I remember the first time I felt I had failed on stage at improv. It was devastating. A room full of people were laughing at me, not with me. Afterwards I felt like everyone thought I was terrible, and I played it over in my mind for days, thinking I was an awful person. 

But it began to open my mind to something. I had tried something I hadn’t done before. It hadn’t worked, but why did this make me an awful person? 

And this turned into something more. How the hell am I going to get better at this if I don’t try things I’ve never done before? Things without guaranteed success? Things that are hard and risky?

Maybe the people who seemed to be ‘always getting things right’, really weren’t. 

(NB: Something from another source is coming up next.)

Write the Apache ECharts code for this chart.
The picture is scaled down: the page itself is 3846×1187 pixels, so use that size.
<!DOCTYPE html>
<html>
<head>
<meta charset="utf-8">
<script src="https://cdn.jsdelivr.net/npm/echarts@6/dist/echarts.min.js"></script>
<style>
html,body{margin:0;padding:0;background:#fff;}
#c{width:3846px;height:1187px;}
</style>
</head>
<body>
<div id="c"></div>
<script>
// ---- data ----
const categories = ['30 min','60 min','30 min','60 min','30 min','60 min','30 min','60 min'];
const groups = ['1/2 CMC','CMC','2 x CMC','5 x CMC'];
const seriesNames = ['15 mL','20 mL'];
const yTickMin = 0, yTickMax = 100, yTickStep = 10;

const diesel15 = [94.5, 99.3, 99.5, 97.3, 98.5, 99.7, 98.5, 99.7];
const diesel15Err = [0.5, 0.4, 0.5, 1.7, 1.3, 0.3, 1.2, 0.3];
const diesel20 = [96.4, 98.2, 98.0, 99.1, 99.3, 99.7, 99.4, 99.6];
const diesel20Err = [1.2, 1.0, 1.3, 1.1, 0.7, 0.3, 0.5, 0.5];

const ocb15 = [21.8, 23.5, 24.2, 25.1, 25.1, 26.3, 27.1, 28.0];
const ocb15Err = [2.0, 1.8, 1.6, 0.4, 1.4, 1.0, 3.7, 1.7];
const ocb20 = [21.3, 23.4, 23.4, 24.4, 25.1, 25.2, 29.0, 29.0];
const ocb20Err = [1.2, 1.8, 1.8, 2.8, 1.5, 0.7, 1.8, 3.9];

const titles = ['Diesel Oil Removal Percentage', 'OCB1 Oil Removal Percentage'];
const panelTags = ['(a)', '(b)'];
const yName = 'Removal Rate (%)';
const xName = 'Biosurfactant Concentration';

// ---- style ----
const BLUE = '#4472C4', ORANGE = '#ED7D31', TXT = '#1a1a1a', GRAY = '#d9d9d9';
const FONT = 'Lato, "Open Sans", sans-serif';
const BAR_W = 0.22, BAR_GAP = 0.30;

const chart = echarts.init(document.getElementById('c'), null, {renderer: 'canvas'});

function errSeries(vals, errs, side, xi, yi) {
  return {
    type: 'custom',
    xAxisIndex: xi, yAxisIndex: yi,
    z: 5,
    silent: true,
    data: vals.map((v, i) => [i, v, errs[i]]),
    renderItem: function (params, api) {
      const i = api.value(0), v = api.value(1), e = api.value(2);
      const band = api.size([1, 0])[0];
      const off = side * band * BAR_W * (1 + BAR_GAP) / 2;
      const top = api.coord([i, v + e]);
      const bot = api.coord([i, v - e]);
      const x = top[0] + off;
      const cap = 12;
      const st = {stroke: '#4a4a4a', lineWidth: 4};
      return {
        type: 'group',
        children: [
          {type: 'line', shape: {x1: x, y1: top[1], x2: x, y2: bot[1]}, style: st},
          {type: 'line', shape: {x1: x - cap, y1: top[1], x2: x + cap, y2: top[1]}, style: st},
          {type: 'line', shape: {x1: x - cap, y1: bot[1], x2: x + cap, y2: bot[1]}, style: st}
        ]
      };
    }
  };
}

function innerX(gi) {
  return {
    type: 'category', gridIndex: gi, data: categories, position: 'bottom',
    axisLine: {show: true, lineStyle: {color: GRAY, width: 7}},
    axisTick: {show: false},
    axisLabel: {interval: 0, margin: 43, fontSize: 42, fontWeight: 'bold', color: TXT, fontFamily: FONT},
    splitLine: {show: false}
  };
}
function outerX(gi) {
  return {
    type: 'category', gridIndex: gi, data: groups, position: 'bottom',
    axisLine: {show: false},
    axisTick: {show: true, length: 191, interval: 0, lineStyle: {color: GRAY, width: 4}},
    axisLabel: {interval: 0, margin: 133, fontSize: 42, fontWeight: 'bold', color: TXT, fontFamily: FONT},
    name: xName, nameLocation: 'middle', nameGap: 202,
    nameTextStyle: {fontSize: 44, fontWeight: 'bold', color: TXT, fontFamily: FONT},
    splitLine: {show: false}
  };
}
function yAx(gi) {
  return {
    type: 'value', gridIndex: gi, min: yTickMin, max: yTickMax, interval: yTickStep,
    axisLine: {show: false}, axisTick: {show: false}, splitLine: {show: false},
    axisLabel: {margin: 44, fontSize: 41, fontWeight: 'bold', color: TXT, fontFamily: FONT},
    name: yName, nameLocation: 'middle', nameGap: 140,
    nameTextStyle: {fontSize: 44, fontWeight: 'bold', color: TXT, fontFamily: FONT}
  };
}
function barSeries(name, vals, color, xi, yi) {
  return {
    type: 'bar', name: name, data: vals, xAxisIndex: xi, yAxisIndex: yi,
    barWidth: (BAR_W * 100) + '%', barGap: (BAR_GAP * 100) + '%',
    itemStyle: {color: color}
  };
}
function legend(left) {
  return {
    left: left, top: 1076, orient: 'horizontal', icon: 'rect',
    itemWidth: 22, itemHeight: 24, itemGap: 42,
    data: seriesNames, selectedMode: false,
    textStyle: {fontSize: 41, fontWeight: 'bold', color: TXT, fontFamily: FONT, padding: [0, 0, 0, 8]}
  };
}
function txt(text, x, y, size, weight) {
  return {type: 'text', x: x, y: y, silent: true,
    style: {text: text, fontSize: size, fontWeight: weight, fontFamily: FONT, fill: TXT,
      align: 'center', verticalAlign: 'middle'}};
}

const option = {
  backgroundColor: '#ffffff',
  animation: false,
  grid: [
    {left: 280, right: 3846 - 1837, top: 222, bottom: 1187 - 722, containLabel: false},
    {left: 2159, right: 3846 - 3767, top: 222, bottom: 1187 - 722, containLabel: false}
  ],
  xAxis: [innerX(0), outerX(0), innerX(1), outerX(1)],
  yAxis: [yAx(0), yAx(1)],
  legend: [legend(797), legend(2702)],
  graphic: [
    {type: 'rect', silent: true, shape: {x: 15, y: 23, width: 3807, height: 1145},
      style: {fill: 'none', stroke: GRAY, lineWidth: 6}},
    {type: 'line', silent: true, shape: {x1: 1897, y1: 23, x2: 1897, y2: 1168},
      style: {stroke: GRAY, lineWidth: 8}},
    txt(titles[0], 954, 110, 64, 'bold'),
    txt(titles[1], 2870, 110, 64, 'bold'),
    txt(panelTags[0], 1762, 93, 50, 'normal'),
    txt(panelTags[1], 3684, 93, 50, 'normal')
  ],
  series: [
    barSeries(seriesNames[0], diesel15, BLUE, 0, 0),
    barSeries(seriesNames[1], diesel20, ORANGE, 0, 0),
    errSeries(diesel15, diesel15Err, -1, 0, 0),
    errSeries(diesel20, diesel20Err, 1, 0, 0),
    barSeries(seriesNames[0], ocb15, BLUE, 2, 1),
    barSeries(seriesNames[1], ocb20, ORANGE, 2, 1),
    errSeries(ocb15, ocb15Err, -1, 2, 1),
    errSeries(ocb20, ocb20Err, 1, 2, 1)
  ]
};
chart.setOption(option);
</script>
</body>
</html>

It is literally impossible to be perfect at improv. Someone will mishear you and your perfect initiation is lost for all time. You’ll stumble over your words, or you’ll misunderstand your scene partner. Someone else will decide they want in on the scene and change everything up.

So give up trying to be perfect and take a risk

And in fact, taking a risk is the path to success, not being perfect. The fear I’ve had of doing an accent, or playing a weird character that I feel I can’t do ‘right’ – fear no more!  The number of times I’ve walked away from a show saying ‘I had this idea…’ and someone says ‘what a great idea! You should have done it’ or someone else went on stage with an idea I had discarded. Not taking a risk is missing an opportunity.

The thing about risks, though, is failure. Which is a big no-no for people like me. So I’ve had to redefine success a bit. 

On Sunday night I performed in The Remix. I had some scenes I was really happy with, I got some laughs, I tagged in and took a scene somewhere else. I had fun. I also did some stuff that didn’t get so many laughs, or that I didn’t pull off.

But walking away, it made me realise that I was actually doing a good job. Because if I wasn’t failing a bit every now and then, it meant I wasn’t actually taking risks. The definition of a risk is that there is a chance of failure, and the theory of probability will be pretty annoyed if the occasional failure doesn’t come through to prove that definition. 

In fact, my failures were proof of my risk-taking, which is the only way I’m going to get better, build confidence and ultimately succeed. So give yourself a big tick for your failures. They mean you’re doing it right.